In the broader regulatory tableau, the Reserve Bank of India, tasked with safeguarding the stability of the banking system, may find itself compelled to reassess the prudential treatment accorded to foreign‑origin structured products, particularly in light of the observed lag in the incorporation of the European Union’s latest amendments to the Capital Markets Union, which aim to harmonise transparency standards yet appear to have been applied inconsistently by market participants, thereby exposing a chasm between regulatory intention and market practice.
The conduct of Bain Capital, while officially presented under the veneer of rigorous underwriting and adherence to International Financial Reporting Standards, invites a measured scrutiny of the firm’s governance architecture, the independence of its credit‑analysis function, and the extent to which its internal risk metrics were calibrated to anticipate a scenario of systemic loan‑performance decline, a scenario that now, regrettably for investors, has manifested in a default that may well become a reference point for future legislative reviews of cross‑border structured finance.
In view of the foregoing circumstances, one must inquire whether the existing framework of international regulatory cooperation, embodied in memoranda of understanding between SEBI and its European counterparts, is sufficiently robust to compel timely information exchange and coordinated remedial action, whether the present default exposes a deficiency in the statutory definition of “material adverse change” as applied to tier‑1 CLO tranches, whether Indian pension trustees are equipped with the requisite legal recourse to seek restitution from foreign issuers under the prevailing bilateral investment treaty regime, and whether the broader policy architecture governing foreign credit‑risk exposure within Indian financial institutions adequately balances the twin imperatives of market innovation and investor protection, lest the episode become a catalyst for a recalibration of the risk‑weighting methodology applied to such instruments.

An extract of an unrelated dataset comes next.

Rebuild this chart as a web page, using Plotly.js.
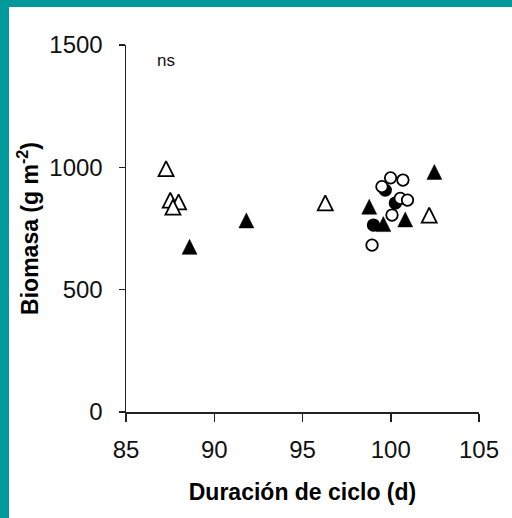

Accordingly, the episode obliges policymakers and market participants alike to contemplate a succession of questions that bear directly upon the efficacy of current oversight mechanisms: might the introduction of a mandatory, real‑time reporting portal for cash‑flow waterfalls within cross‑border CLO structures mitigate the opacity that presently hampers early detection of payment distress; should the Indian regulator consider extending its jurisdictional reach to encompass foreign‑origin structured products held by domestic entities, thereby obliging foreign issuers to comply with domestic disclosure regimes; what remedial avenues exist within the existing insolvency framework for Indian investors seeking equitable distribution of residual assets following a tranche default abroad, and does the present situation reveal an unanticipated lacuna in the enforcement of the “principles of fair dealing” as enshrined in the Companies Act with respect to offshore financial engineering; finally, does the failure prompt a re‑examination of the premise that diversification through foreign structured credit automatically confers a superior risk‑adjusted return, or does it instead underscore the necessity for a more granular, stress‑tested assessment of sovereign and sectoral contagion pathways that could, in future, erode the veneer of safety that currently decorates such instruments?